2

From one of the answers in this SO question, I got the lines:

require(readr)
myData <- read_csv("foo.txt.gz")

But this makes me lose data for some reason.

My second column is a time column in this format: 9:30:00.244271971 And this code transforms it into: 09:30:00, hence losing a lot of information.

How can I fix this? Is there a way to avoid losing this information?

python_enthusiast
  • 896
  • 2
  • 7
  • 26

2 Answers2

2

You can also always use fread() from data.table. You can execute arbitrary shell commands from the file argument to handle the unzip, and it won't auto coerce your timestamps by default either, so you shouldn't have the truncation issue. The vignette Convenience features of fread has some great examples.
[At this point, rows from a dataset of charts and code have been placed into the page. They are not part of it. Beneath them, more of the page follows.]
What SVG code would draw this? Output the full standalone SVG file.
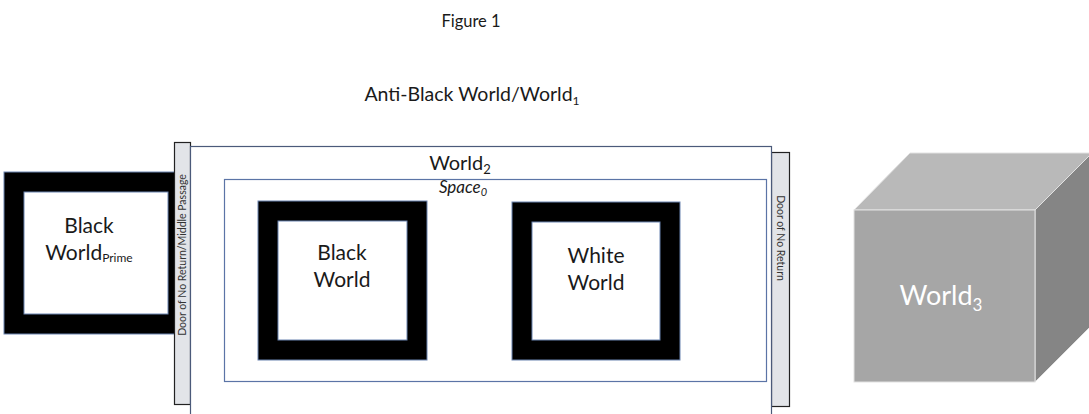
<svg xmlns="http://www.w3.org/2000/svg" width="1089" height="414" viewBox="0 0 1089 414">
  <style>
    .t { font-family: Lato, "Liberation Sans", sans-serif; fill: #1a1a1a; }
    .frame { fill: #ffffff; stroke: #000000; stroke-width: 20; }
    .edge { fill: none; stroke: #6b84b0; stroke-width: 1; }
    .door { fill: #e2e4e8; stroke: #222; stroke-width: 1.2; }
    .doortxt { font-family: Lato, "Liberation Sans", sans-serif; font-size: 10.5px; fill: #333; }
  </style>
  <rect width="1089" height="414" fill="#ffffff"/>

  <text class="t" x="471" y="27" font-size="16.5" text-anchor="middle">Figure 1</text>
  <text class="t" x="472" y="101" font-size="19.5" text-anchor="middle">Anti-Black World/World<tspan font-size="12" dy="4">1</tspan></text>

  <!-- Black World Prime, outside the left door -->
  <g id="black-world-prime">
    <rect class="frame" x="14" y="182" width="164" height="142"/>
    <rect class="edge" x="4" y="172" width="184" height="162"/>
    <rect class="edge" x="24" y="192" width="144" height="122"/>
    <text class="t" x="89" y="233" font-size="21" text-anchor="middle">Black</text>
    <text class="t" x="89" y="260" font-size="21" text-anchor="middle">World<tspan font-size="12" dy="2">Prime</tspan></text>
  </g>

  <!-- left door strip -->
  <g id="door-left">
    <rect class="door" x="174.5" y="142.5" width="16" height="262"/>
    <text class="doortxt" transform="translate(186 255) rotate(-90)" text-anchor="middle">Door of No Return/Middle Passage</text>
  </g>

  <!-- right door strip -->
  <g id="door-right">
    <rect class="door" x="771.5" y="152.5" width="18" height="254"/>
    <text class="doortxt" transform="translate(777 238) rotate(90)" text-anchor="middle">Door of No Return</text>
  </g>

  <!-- World2 enclosure -->
  <g id="world2">
    <rect x="190.5" y="146.5" width="581" height="270" fill="#ffffff" stroke="#4b5a7a" stroke-width="1.2"/>
    <text class="t" x="460" y="170" font-size="20" text-anchor="middle">World<tspan font-size="13" dy="4">2</tspan></text>
  </g>

  <!-- Space0 -->
  <g id="space0">
    <rect x="224.5" y="179.5" width="542" height="202" fill="none" stroke="#5b74a6" stroke-width="1.2"/>
    <text class="t" x="463" y="193" font-size="17" font-style="italic" text-anchor="middle">Space<tspan font-size="11" dy="3">0</tspan></text>
  </g>

  <!-- Black World -->
  <g id="black-world">
    <rect class="frame" x="268" y="211" width="149" height="139"/>
    <rect class="edge" x="258" y="201" width="169" height="159"/>
    <rect class="edge" x="278" y="221" width="129" height="119"/>
    <text class="t" x="342" y="260" font-size="21" text-anchor="middle">Black</text>
    <text class="t" x="342" y="287" font-size="21" text-anchor="middle">World</text>
  </g>

  <!-- White World -->
  <g id="white-world">
    <rect class="frame" x="522" y="212" width="148" height="138"/>
    <rect class="edge" x="512" y="202" width="168" height="158"/>
    <rect class="edge" x="532" y="222" width="128" height="118"/>
    <text class="t" x="596" y="263" font-size="21" text-anchor="middle">White</text>
    <text class="t" x="596" y="290" font-size="21" text-anchor="middle">World</text>
  </g>

  <!-- World3 cube -->
  <g id="world3" stroke="#e2e2e2" stroke-width="1">
    <polygon points="854,210 910,153 1092,153 1035,210" fill="#b9b9b9"/>
    <polygon points="1035,210 1092,153 1092,325 1035,382" fill="#858585"/>
    <rect x="854" y="210" width="181" height="172" fill="#a6a6a6"/>
    <text x="941" y="305" font-family="Lato, 'Liberation Sans', sans-serif" font-size="27" fill="#ffffff" stroke="none" text-anchor="middle">World<tspan font-size="17" dy="6">3</tspan></text>
  </g>
</svg>
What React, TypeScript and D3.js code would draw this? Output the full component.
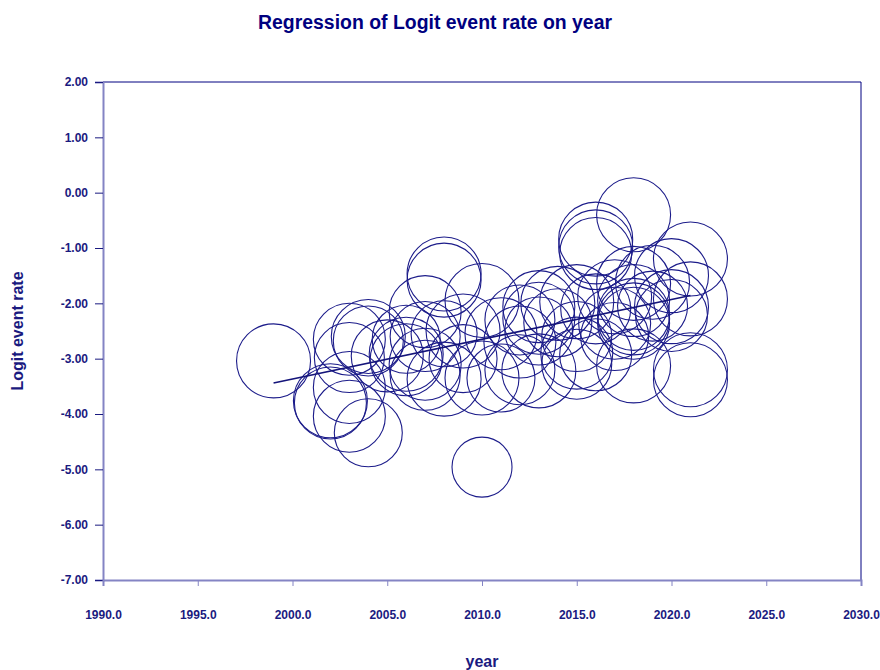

(Bonus, it's significantly faster than reader, and absolutely blows it out of the water if you install the development v1.10.5 version off github with multi-threading in fread.\

library(data.table)

myData <- fread("gunzip -c foo.txt.gz")
Matt Summersgill
  • 4,054
  • 18
  • 47
  • Yes, I had tried that before, but I am not using Linux (using Windows instead, so I had to do: >library(R.utils) >quote <- fread(gunzip('foo.txt.gz',remove=FALSE),sep='auto', header = TRUE) But then I get an unzipped file, which I don't want. – python_enthusiast Feb 15 '18 at 21:56
  • Ahh, I forget some of the friction that comes with R and Windows at times. [This post](https://stackoverflow.com/questions/37727865/how-can-i-use-fread-to-read-gz-files-in-r) might be helpful on formatting. – Matt Summersgill Feb 15 '18 at 22:04
1

@jaySf comment turned out to work perfectly. So here is the answer:

(I had 5 columns where the first four were characters and the last one was a number.)

myData <- read_csv("foo.txt.gz", col_types = list("c","c","c","c","n"))
python_enthusiast
  • 896
  • 2
  • 7
  • 26